Long-term care is expensive and many people just don’t want to go into the type of nursing home they can afford…the kind which often features shared rooms, impersonal cafeterias, and overworked-underpaid staff. Everyone wants the ideal they’ve set up in their mind whether it is for themselves or their loved one…this is the facility where living feels like home, the staff all love what they are doing, and money is a concern for no one.
For many people, living at home will never be an option because of the oft needed situation of 24 hour care needs. What is a family to do?
The truth is, Americans are getting older and we as a nation still have not come to terms with it. By the year 2050, one-third of the U.S. population will be 65 or older, according to the Congressional Budget Office. Around 4 percent of the population will be 85 or older at that point, and more than half of them will have difficulty performing some of the basic activities of daily living including include bathing, dressing, eating, walking, transferring out of a bed or chair, and using the toilet.
Older Americans need help now, but this is only the tip of the iceberg.
The recent recession has made decisions for elders even more difficult.
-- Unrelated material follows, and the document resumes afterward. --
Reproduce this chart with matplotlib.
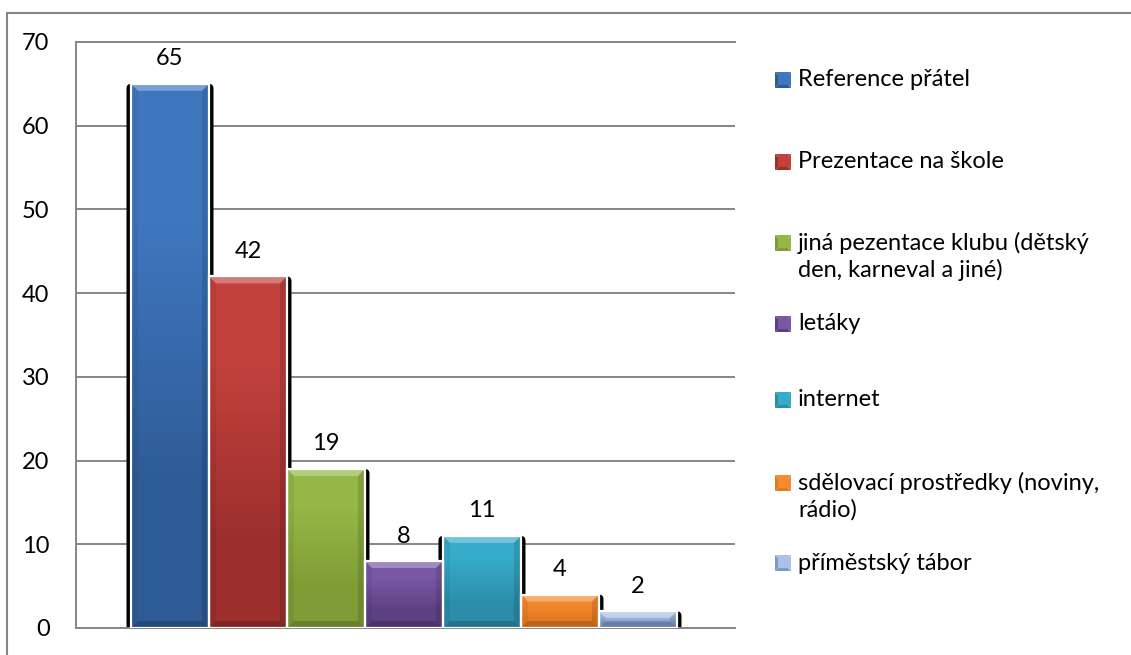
import matplotlib
matplotlib.use("Agg")
import matplotlib.pyplot as plt
import matplotlib.patches as mpatches
from matplotlib.colors import LinearSegmentedColormap
import numpy as np

# data
labels = ["Reference přátel", "Prezentace na škole",
          "jiná pezentace klubu (dětský\nden, karneval a jiné)", "letáky",
          "internet", "sdělovací prostředky (noviny,\nrádio)", "příměstský tábor"]
values = [65, 42, 19, 8, 11, 4, 2]
top_colors = ["#3F77BF", "#C2413D", "#95B747", "#7858A5", "#37ABCA", "#F58B30", "#A9C3E6"]
bottom_colors = ["#2E5B95", "#9C2F2C", "#7E9D36", "#5D4083", "#2B8DA9", "#E37B22", "#7F99C4"]
yticks = [0, 10, 20, 30, 40, 50, 60, 70]

W, H = 1131, 655
FONT = "Lato"
FS = 17

fig = plt.figure(figsize=(W / 100, H / 100), dpi=100)

def fx(x):
    return x / W

def fy(y):
    return 1 - y / H

# outer chart border
fig.patches.append(mpatches.Rectangle((fx(7), -0.1), 1.2, fy(13) + 0.1, transform=fig.transFigure,
                                      fill=False, edgecolor="#868686", lw=1.5))

ax = fig.add_axes([fx(76), fy(628), fx(735) - fx(76), fy(42) - fy(628)])
ax.set_xlim(-1.205, 7.244)
ax.set_ylim(0, 70)

xppu = (735 - 76) / (7.244 + 1.205)   # pixels per x unit
yppu = (628 - 42) / 70.0              # pixels per y unit

# black shadows first
for i, v in enumerate(values):
    x0 = i - 0.5
    sh = mpatches.FancyBboxPatch((x0 - 4.5 / xppu, -2.5 / yppu), 1 + 9 / xppu, v + 2.5 / yppu,
                                 boxstyle="round,pad=0,rounding_size=0.06",
                                 mutation_aspect=xppu / yppu, facecolor="black",
                                 edgecolor="none", zorder=2)
    ax.add_patch(sh)

dx = 7 / xppu
dy = 7 / yppu
for i, v in enumerate(values):
    x0, x1 = i - 0.5, i + 0.5
    cmap = LinearSegmentedColormap.from_list("g%d" % i, [top_colors[i], bottom_colors[i]])
    ax.imshow(np.array([[0.0], [1.0]]), cmap=cmap, extent=(x0, x1, 0, v), aspect="auto",
              interpolation="bilinear", origin="upper", zorder=3)
    d_y = min(dy, v / 2.5)
    # bevels
    ax.add_patch(mpatches.Polygon([(x0, v), (x1, v), (x1 - dx, v - d_y), (x0 + dx, v - d_y)],
                                  facecolor="white", alpha=0.3, edgecolor="none", zorder=4))
    ax.add_patch(mpatches.Polygon([(x0, v), (x0 + dx, v - d_y), (x0 + dx, d_y), (x0, 0)],
                                  facecolor="black", alpha=0.06, edgecolor="none", zorder=4))
    ax.add_patch(mpatches.Polygon([(x1, v), (x1 - dx, v - d_y), (x1 - dx, d_y), (x1, 0)],
                                  facecolor="black", alpha=0.12, edgecolor="none", zorder=4))
    ax.add_patch(mpatches.Polygon([(x0, 0), (x0 + dx, d_y), (x1 - dx, d_y), (x1, 0)],
                                  facecolor="black", alpha=0.18, edgecolor="none", zorder=4))
    ax.add_patch(mpatches.Rectangle((x0, 0), 1, v, fill=False, edgecolor="white", lw=1.6, zorder=5))
    ax.annotate(str(v), (i, v), xytext=(0, 18), textcoords="offset points", ha="center",
                va="center", fontsize=FS, family=FONT, color="black")

ax.set_yticks(yticks)
ax.set_xticks([])
ax.tick_params(axis="y", length=0, pad=19, labelsize=FS)
for t in ax.get_yticklabels():
    t.set_family(FONT)
ax.yaxis.grid(True, color="#868686", lw=1.4)
ax.set_axisbelow(True)
for s in ["left", "bottom", "top"]:
    ax.spines[s].set_color("#868686")
    ax.spines[s].set_linewidth(1.4)
ax.spines["right"].set_visible(False)
ax.patch.set_alpha(0)

# legend (manual, Excel-style spacing)
leg_y = [80, 162, 243, 324, 400, 483, 563]
for i, lab in enumerate(labels):
    y = leg_y[i]
    s = 16
    xl, xr = 775, 775 + s
    yt, yb = y - s / 2, y + s / 2
    xm, ym = (xl + xr) / 2, y
    c_top = top_colors[i]
    c_bot = bottom_colors[i]
    tris = [([(xl, yt), (xr, yt), (xm, ym)], c_top),
            ([(xl, yb), (xr, yb), (xm, ym)], c_bot),
            ([(xl, yt), (xl, yb), (xm, ym)], c_bot),
            ([(xr, yt), (xr, yb), (xm, ym)], c_top)]
    for pts, c in tris:
        fig.patches.append(mpatches.Polygon([(fx(a), fy(b)) for a, b in pts], closed=True,
                                            transform=fig.transFigure, facecolor=c,
                                            edgecolor="none"))
    fig.patches.append(mpatches.Polygon([(fx(xl + 3), fy(yt + 3)), (fx(xr - 3), fy(yt + 3)),
                                         (fx(xr - 3), fy(yb - 3)), (fx(xl + 3), fy(yb - 3))],
                                        closed=True, transform=fig.transFigure,
                                        facecolor=c_top, edgecolor="none"))
    lines = lab.split("\n")
    for k, line in enumerate(lines):
        fig.text(fx(798), fy(y + 27 * k), line, ha="left", va="center", fontsize=FS, family=FONT)

fig.savefig("out.png", dpi=100)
Many of them lost significant savings in the stock-market collapse. Others who might have thought they could rely on baby-boomer children to help care for them as they got older are now faced with the reality that their children may have to work much later in life then they themselves had. This economic considerations affect not only the American worker, but the decisions families are able to make for their elders.
To make matters worse, when elderly people move into assisted living they will often get sicker and be forced to move into a nursing home environment where care is more attentive but freedom is curtailed. Studies have shown that there are significant rates of depression among nursing home patients and even the thought of going into a nursing home often leads to elders contemplating suicide. The situation for them is two-fold at the very least: they often feel as if they are a financial burden to their families while at the same time fear the sense of vulnerability which comes with becoming a nursing home resident.
These are issues that all families eventually face and dilemmas that no one wishes on anyone. But thinking ahead and having a plan for the care of your parents and grandparents—and even for yourself in the coming years—will mitigate a number of concerns. At Bridge Care, we specialize in helping families grapple with these issues by providing sound advice and pointing you to resources that count. The statistics show that America isn’t getting any younger, what are you doing to plan for what everyone should expect?